Leave out the pictures and copy everything else below exactly.
--- START OF Data shown ---
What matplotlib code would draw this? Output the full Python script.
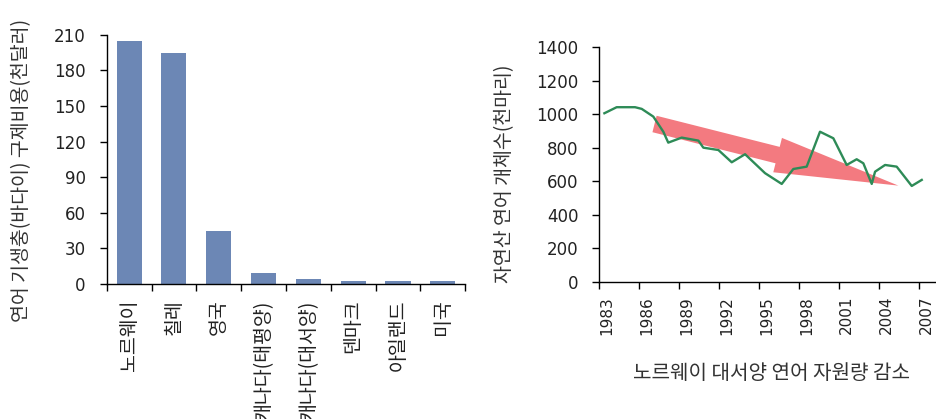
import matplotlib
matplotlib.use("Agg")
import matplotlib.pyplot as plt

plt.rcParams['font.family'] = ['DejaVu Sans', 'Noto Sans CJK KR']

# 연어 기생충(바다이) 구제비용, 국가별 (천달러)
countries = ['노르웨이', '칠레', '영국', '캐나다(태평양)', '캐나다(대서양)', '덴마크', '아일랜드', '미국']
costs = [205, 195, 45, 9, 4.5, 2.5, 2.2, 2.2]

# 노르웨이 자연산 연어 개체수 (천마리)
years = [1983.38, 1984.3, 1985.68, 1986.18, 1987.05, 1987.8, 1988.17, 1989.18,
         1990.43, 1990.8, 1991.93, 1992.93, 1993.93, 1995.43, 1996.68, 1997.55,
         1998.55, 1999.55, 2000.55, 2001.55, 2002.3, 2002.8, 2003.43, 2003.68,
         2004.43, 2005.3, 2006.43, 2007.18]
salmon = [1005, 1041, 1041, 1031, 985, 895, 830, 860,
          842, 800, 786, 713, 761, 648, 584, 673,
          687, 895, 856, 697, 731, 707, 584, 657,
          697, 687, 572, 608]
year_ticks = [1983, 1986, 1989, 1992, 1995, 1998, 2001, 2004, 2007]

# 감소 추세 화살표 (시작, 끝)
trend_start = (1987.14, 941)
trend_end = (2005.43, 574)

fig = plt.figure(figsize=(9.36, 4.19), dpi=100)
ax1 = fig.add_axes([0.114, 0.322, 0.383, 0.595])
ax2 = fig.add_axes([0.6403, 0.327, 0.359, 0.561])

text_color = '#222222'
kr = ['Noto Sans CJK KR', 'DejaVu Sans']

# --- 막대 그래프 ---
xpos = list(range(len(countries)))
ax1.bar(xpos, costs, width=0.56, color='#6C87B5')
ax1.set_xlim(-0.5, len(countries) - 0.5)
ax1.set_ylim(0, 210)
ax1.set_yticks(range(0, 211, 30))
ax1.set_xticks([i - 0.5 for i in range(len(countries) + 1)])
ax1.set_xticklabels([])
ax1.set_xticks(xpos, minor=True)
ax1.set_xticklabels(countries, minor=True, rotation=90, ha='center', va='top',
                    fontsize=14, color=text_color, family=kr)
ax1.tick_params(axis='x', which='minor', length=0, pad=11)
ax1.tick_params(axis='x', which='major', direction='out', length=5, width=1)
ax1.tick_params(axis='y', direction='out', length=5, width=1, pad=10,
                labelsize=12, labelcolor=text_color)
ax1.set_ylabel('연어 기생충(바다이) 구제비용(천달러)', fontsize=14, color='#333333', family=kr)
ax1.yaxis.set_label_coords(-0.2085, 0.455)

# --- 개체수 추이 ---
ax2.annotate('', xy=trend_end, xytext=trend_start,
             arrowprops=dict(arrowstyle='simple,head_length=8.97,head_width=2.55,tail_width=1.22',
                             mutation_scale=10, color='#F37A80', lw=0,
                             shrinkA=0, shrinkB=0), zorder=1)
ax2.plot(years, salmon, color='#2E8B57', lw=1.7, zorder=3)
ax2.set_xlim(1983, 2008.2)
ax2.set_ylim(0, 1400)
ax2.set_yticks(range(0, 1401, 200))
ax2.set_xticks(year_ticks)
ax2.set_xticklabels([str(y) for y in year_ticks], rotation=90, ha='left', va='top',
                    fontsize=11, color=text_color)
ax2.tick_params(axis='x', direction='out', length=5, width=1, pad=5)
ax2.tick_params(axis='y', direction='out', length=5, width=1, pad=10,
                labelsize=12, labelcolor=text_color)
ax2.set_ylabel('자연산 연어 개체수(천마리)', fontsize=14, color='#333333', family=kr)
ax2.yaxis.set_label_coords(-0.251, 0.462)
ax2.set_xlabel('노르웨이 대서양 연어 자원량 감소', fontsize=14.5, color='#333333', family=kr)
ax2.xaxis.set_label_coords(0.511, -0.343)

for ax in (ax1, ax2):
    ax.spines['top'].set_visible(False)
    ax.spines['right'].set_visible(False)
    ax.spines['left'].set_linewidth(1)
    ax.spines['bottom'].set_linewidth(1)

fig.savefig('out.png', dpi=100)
--- END OF Data shown ---
» **The output**
What matplotlib code would draw this? Output the full Python script.
import matplotlib
matplotlib.use("Agg")
import matplotlib.pyplot as plt

plt.rcParams['font.family'] = ['DejaVu Sans', 'Noto Sans CJK KR']

# 연어 기생충(바다이) 구제비용, 국가별 (천달러)
countries = ['노르웨이', '칠레', '영국', '캐나다(태평양)', '캐나다(대서양)', '덴마크', '아일랜드', '미국']
costs = [205, 195, 45, 9, 4.5, 2.5, 2.2, 2.2]

# 노르웨이 자연산 연어 개체수 (천마리)
years = [1983.38, 1984.3, 1985.68, 1986.18, 1987.05, 1987.8, 1988.17, 1989.18,
         1990.43, 1990.8, 1991.93, 1992.93, 1993.93, 1995.43, 1996.68, 1997.55,
         1998.55, 1999.55, 2000.55, 2001.55, 2002.3, 2002.8, 2003.43, 2003.68,
         2004.43, 2005.3, 2006.43, 2007.18]
salmon = [1005, 1041, 1041, 1031, 985, 895, 830, 860,
          842, 800, 786, 713, 761, 648, 584, 673,
          687, 895, 856, 697, 731, 707, 584, 657,
          697, 687, 572, 608]
year_ticks = [1983, 1986, 1989, 1992, 1995, 1998, 2001, 2004, 2007]

# 감소 추세 화살표 (시작, 끝)
trend_start = (1987.14, 941)
trend_end = (2005.43, 574)

fig = plt.figure(figsize=(9.36, 4.19), dpi=100)
ax1 = fig.add_axes([0.114, 0.322, 0.383, 0.595])
ax2 = fig.add_axes([0.6403, 0.327, 0.359, 0.561])

text_color = '#222222'
kr = ['Noto Sans CJK KR', 'DejaVu Sans']

# --- 막대 그래프 ---
xpos = list(range(len(countries)))
ax1.bar(xpos, costs, width=0.56, color='#6C87B5')
ax1.set_xlim(-0.5, len(countries) - 0.5)
ax1.set_ylim(0, 210)
ax1.set_yticks(range(0, 211, 30))
ax1.set_xticks([i - 0.5 for i in range(len(countries) + 1)])
ax1.set_xticklabels([])
ax1.set_xticks(xpos, minor=True)
ax1.set_xticklabels(countries, minor=True, rotation=90, ha='center', va='top',
                    fontsize=14, color=text_color, family=kr)
ax1.tick_params(axis='x', which='minor', length=0, pad=11)
ax1.tick_params(axis='x', which='major', direction='out', length=5, width=1)
ax1.tick_params(axis='y', direction='out', length=5, width=1, pad=10,
                labelsize=12, labelcolor=text_color)
ax1.set_ylabel('연어 기생충(바다이) 구제비용(천달러)', fontsize=14, color='#333333', family=kr)
ax1.yaxis.set_label_coords(-0.2085, 0.455)

# --- 개체수 추이 ---
ax2.annotate('', xy=trend_end, xytext=trend_start,
             arrowprops=dict(arrowstyle='simple,head_length=8.97,head_width=2.55,tail_width=1.22',
                             mutation_scale=10, color='#F37A80', lw=0,
                             shrinkA=0, shrinkB=0), zorder=1)
ax2.plot(years, salmon, color='#2E8B57', lw=1.7, zorder=3)
ax2.set_xlim(1983, 2008.2)
ax2.set_ylim(0, 1400)
ax2.set_yticks(range(0, 1401, 200))
ax2.set_xticks(year_ticks)
ax2.set_xticklabels([str(y) for y in year_ticks], rotation=90, ha='left', va='top',
                    fontsize=11, color=text_color)
ax2.tick_params(axis='x', direction='out', length=5, width=1, pad=5)
ax2.tick_params(axis='y', direction='out', length=5, width=1, pad=10,
                labelsize=12, labelcolor=text_color)
ax2.set_ylabel('자연산 연어 개체수(천마리)', fontsize=14, color='#333333', family=kr)
ax2.yaxis.set_label_coords(-0.251, 0.462)
ax2.set_xlabel('노르웨이 대서양 연어 자원량 감소', fontsize=14.5, color='#333333', family=kr)
ax2.xaxis.set_label_coords(0.511, -0.343)

for ax in (ax1, ax2):
    ax.spines['top'].set_visible(False)
    ax.spines['right'].set_visible(False)
    ax.spines['left'].set_linewidth(1)
    ax.spines['bottom'].set_linewidth(1)

fig.savefig('out.png', dpi=100)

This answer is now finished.